Esta bibliografia permite ainda arrumar aquilo que é o processo evolutivo da psicodinâmica do trabalho, que se torna bastante articulada com o tempo e cujos passos graduais nem sempre se tornam muito claros. Assim, e começando pelas décadas de 1970 e de 1980, nas quais Dejours ainda era somente médico psiquiatra, o estudo passa por perceber o sofrimento mental e por identificar o trabalho como possível fonte desse sofrimento. Iniciam-se, assim, as primeiras investidas sobre aquilo que são as respostas a esse sofrimento. Com o abrir à academia, na década de 1990, o francês incide nesses mecanismos de confronto para manter a sanidade e a saúde no geral e na forma como os trabalhadores procuram investir na sua atividade como fonte de prazer.
O estado da arte culmina já neste século, como a institucionalização da psicodinâmica do trabalho. Esta só se tornou possível com o estudo da construção da identidade do ser profissional e no seu reconhecimento e sublimação. Estes mecanismos já quase consolidados permitiram a Dejours pensar numa ação coletiva transformadora, onde a autonomia e a liberdade de expressão no espaço de trabalho possam conduzir a mudanças, mudanças essas positivas para a preservação da saúde mental dos trabalhadores. Como grande objetivo, para além da redução do desemprego, a transformação dos métodos de organização do trabalho, chave para que se possa tornar a humanidade mais dotada de saúde mental. Métodos que possam colocar a avaliação daquilo que é a produtividade no coletivo e não tanto no singular, que atenda ao bem-estar da sua massa laboral e onde se possam exprimir ideias e preocupações sem o risco de ser censurado ou castigado por isso.
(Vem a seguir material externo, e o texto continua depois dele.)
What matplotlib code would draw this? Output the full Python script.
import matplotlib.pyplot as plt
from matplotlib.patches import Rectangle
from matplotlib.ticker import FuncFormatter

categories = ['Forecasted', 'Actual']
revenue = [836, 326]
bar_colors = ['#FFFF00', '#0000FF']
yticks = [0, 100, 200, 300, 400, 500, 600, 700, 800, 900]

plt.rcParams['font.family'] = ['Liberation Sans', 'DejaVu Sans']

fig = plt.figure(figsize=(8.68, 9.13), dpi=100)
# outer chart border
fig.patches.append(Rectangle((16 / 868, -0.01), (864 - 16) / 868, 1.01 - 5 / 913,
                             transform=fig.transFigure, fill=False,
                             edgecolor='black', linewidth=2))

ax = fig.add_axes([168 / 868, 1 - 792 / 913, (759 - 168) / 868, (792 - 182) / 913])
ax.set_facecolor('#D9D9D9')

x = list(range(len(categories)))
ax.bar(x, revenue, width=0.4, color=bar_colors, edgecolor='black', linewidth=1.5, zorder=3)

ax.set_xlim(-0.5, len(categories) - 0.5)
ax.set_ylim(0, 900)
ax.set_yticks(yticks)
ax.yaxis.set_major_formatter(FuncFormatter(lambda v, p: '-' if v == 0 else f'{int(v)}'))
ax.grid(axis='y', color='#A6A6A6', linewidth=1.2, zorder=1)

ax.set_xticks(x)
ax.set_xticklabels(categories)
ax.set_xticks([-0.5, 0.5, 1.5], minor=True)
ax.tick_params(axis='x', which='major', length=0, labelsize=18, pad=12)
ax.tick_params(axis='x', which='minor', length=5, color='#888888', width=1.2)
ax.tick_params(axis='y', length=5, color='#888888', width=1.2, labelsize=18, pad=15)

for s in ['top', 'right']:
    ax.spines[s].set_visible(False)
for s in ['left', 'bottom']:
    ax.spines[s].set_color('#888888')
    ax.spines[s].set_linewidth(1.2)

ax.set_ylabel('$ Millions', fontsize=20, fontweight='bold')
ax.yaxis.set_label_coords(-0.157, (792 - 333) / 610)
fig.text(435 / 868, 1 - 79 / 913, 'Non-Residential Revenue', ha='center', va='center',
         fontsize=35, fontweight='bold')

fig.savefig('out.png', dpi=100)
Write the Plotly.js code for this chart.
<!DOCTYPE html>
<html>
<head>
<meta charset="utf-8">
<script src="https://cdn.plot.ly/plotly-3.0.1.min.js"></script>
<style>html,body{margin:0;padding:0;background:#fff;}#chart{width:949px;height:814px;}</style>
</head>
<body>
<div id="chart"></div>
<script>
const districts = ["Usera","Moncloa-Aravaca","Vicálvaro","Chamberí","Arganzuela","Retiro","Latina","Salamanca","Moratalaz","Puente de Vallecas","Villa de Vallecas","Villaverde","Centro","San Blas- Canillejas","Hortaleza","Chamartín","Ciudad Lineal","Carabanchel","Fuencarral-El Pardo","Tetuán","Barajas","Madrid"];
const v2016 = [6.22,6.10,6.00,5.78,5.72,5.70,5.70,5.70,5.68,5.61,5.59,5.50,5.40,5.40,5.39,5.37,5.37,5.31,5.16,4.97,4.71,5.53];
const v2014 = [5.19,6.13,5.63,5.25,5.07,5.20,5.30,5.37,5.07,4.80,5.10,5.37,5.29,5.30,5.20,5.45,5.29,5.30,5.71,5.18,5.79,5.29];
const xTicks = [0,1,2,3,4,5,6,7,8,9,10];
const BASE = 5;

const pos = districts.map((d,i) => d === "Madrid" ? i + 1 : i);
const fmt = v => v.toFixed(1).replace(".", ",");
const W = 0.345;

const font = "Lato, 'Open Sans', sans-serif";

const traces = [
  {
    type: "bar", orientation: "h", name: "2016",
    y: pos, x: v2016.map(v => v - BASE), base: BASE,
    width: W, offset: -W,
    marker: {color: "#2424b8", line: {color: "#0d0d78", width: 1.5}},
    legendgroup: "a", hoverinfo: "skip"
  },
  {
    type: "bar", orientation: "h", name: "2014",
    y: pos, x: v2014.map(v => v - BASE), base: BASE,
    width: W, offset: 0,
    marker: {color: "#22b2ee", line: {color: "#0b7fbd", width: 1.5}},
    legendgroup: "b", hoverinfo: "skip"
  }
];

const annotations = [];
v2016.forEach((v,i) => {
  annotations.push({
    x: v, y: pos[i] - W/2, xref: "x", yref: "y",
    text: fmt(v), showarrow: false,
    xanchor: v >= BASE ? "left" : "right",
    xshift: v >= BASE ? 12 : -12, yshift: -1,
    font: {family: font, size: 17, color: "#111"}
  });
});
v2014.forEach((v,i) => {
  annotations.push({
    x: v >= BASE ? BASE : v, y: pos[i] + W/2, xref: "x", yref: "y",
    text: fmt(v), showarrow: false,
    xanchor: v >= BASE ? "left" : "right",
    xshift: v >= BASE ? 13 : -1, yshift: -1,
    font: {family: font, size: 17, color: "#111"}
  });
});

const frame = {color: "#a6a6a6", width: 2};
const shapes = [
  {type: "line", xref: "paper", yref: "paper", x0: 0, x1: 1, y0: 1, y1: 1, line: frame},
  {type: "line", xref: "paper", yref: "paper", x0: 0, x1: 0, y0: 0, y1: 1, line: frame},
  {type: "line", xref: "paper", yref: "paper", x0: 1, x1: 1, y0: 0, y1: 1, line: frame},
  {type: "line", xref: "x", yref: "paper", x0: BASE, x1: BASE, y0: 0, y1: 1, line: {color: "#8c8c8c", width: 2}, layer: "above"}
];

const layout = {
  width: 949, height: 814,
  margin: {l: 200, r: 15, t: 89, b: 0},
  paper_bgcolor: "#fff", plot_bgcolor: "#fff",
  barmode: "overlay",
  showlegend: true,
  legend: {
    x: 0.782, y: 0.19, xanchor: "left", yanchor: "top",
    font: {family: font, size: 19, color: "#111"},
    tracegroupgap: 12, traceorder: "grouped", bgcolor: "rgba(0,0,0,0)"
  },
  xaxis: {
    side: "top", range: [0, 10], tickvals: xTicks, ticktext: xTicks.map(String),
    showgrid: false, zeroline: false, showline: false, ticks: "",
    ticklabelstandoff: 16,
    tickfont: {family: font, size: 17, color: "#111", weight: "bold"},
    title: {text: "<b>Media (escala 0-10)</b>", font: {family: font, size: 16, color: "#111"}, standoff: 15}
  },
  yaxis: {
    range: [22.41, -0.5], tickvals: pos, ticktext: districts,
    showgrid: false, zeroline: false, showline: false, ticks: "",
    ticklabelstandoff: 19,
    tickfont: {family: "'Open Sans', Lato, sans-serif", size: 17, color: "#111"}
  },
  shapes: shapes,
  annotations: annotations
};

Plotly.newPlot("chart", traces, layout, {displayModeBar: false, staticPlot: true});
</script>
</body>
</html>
Christophe Dejours, como grande progenitor da psicodinâmica do trabalho, não diaboliza os executivos ou “calimeriza” a classe trabalhadora. Antes, propõe que se repense e, eventualmente, reestruture, algumas organizações do processo laboral. Isto porque, no seu entender, e numa análise que se prolonga por mais de cinco décadas, as suas conclusões são as de que o trabalho (mal orientado e mal pensado) pode ter um papel nocivo na saúde mental dos trabalhadores. Na ausência de reconhecimento e, como tal, de identidade, nos conflitos gerados pelo trabalho prescrito, muitas vezes demasiado restritivo e autoritário, numa planificação do processo produtivo burocrática, repetitiva e exigente. São, todos eles, casos em que o trabalho extrapola o ser profissional e invade o ser pessoal, podendo-o lesar irreversivelmente, não obstante os mecanismos de defesa que se vão desenvolvendo. Nesse estudo de uma vida, Dejours elucida que o trabalho é essencial, embora dotado de condições sadias, para que o individual e o coletivo possam encontrar maior harmonia e realização no que fazem, sem colocar em causa aquilo que ainda podem fazer.